Nunca fui comilão, satisfaço-me, geralmente, com pequenas porções. O glutão que eu agora incorporo decorre, momentaneamente, desses meus impedimentos. O fato é que somente então percebo, em sua dimensão exata, aquela velha sentença: “Tudo o que é proibido é bom”.
Perdoem-me os quakers, povo temente a Deus, gente de grande retidão, mas ando com raiva deles. Por que não impediram aquela imagem de cabelos brancos e longos, lenço enorme no pescoço, roupa e chapéu pretos na embalagem universal da farinha e flocos de aveia?
Afinal, nem quaker era o sujeito que resolveu cultivar, processar, embalar e vender esse produto nos cinco continentes, ao que me indica a leitura de um artigo assinado por Jorge Cruz, doutor em bioética, especialista em angiologia e cirurgia vascular, além de membro de associações internacionais diversas. Trata-se, evidentemente, de gente que sabe o que diz.
Séculos atrás, conta ele, os quakers, em bom número, transformaram-se em banqueiros e empresários de sucesso. Citem-se o londrino Banco Barclays (surgido em 1690), o Lloyds (de Birmingham, em 1765) a Western Union (especializada na transferência de dinheiro), além de uma siderúrgica, fábricas de sapatos e de chocolates pertencentes a integrantes desse movimento religioso.

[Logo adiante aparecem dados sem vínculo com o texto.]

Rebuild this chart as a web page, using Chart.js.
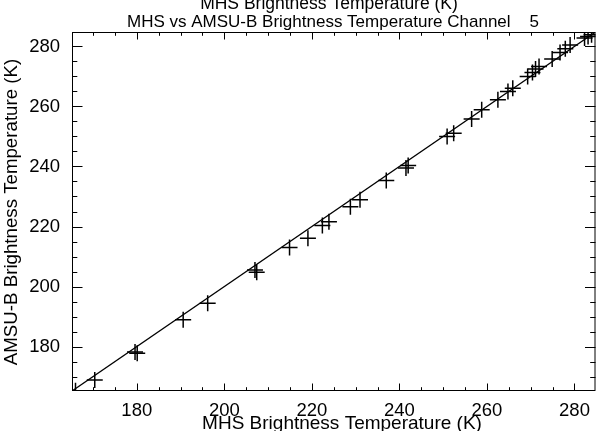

No Século 19, a luta pelo sufrágio das mulheres teve a participação dos quakers e, mais recentemente, o Greenpeace e a Anistia Internacional. Não se deu à toa a atribuição do Prêmio Nobel da Paz, em 1947, às suas (deles) organizações Friends Service Council (de Londres) e American Friends Service Comitee (com sede em Washington), segundo a mesma leitura. Foi quando quaker virou sinônimo de êxito e qualidade.
Antes, era insulto. O grupo, em suas origens surgiu como Religious Society of Friends na Inglaterra do Século do Século 17 por iniciativa de George Fox. Este moço abandonara a Igreja Anglicana ciente de que Deus habita os corações, não os templos. Pacifistas, ele e os seus recusavam o serviço militar e combatiam a escravidão. Perseguidos e presos no reinado de Carlos II, Fox e seus amigos receberam do juiz Jeremy Bennett a alcunha de “quakers”, termo traduzido por “medrosos”. Não foi assim? Pois bem, foi como li.

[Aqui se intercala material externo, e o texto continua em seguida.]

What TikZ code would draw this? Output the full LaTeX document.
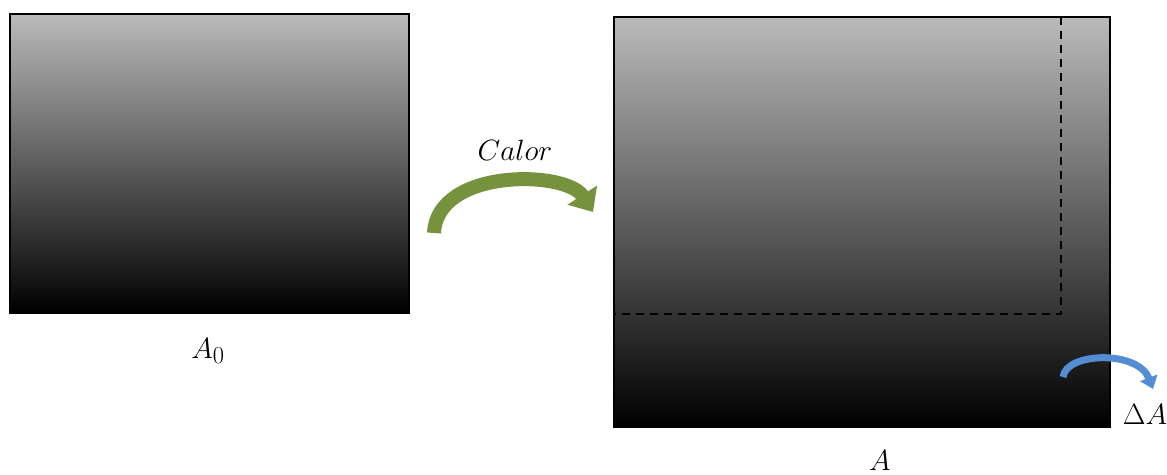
\documentclass[tikz,border=0pt]{standalone}
\usepackage{graphicx}
\usetikzlibrary{arrows.meta}

\definecolor{heatgreen}{RGB}{118,146,60}
\definecolor{growblue}{RGB}{84,141,212}

\tikzset{
  plate/.style={top color=black!27, middle color=black!47, bottom color=black, draw=black, line width=1.3pt},
  lbl/.style={font=\Huge}
}
\newcommand\mlabel[1]{\scalebox{1.18}{$#1$}}

\begin{document}
\begin{tikzpicture}[x=1pt,y=-1pt]
        \useasboundingbox (0,0) rectangle (1167,474);

        % desky
        \shade[plate] (10,14) rectangle (409,313);
        \shade[plate] (614,17) rectangle (1110,427);
        \draw[plate, fill=none] (10,14) rectangle (409,313);
        \draw[plate, fill=none] (614,17) rectangle (1110,427);

        % puvodni okraj
        \draw[dash pattern=on 8pt off 6pt, line width=1.2pt] (1061,17) -- (1061,314) -- (614,314);

        % sipky
        \draw[heatgreen, line width=14pt, -{Triangle[length=20pt,width=34pt]}]
            (434,233) .. controls (437,168) and (566,170) .. (593,212);
        \draw[growblue, line width=7pt, -{Triangle[length=12pt,width=18pt]}]
            (1063,377) .. controls (1066,352) and (1138,350) .. (1153,389);

        % popisky
        \node[lbl] (calor) at (515,150) {\mlabel{Calor}};
        \node[lbl] (a0) at (208,351) {\mlabel{A_0}};
        \node[lbl] (a) at (880,460) {\mlabel{A}};
        \node[lbl] (da) at (1145,414) {\mlabel{\Delta A}};
\end{tikzpicture}
\end{document}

Mas voltemos à questão inicial. Como não gostar de um quaker genuíno? A bem da verdade, não desgosto. O que não suporto é aquela figurinha com um riso esquisito nas caixas de aveia, porquanto a tenho, enfadonhamente, ao alcance dos olhos, da mesa e do prato, todo santo dia. Aveia, minha gente, é uma das poucas coisas que não me cortaram.
Alguém disse, aqui em casa, que alimentos fibrosos servem para reduzir a absorção da frutose e, desde então, a maçã, o morango, o abacate, a ameixa e a goiaba me chegam – moderadamente, é claro – com cobertura de aveia em flocos, como se fosse granola.
Nunca comi tanto mingau e tanta papa desde meus cueiros. Os bolos que ganho, quando permitidos, são feitos com banana d’água amassadas, aveia, fermento e canela. Essa coisa, eu juro, tem gosto de desilusão.
A patroa, façamos justiça, até que se esforça na variação do cardápio. Ontem mesmo, temperou peito de frango em cubos com pouco sal, pimenta e páprica. Bateu alguns ovos à parte, neles mergulhou cada cubo e levou tudo para uma tigela com farinha de aveia à guisa de empanado. O preparo foi ao forno, em seguida, com fatias de laranja. A coisa até que desceria bem, não fosse aquele sujeito, com lábios de Monalisa, a zombar das minhas desventuras.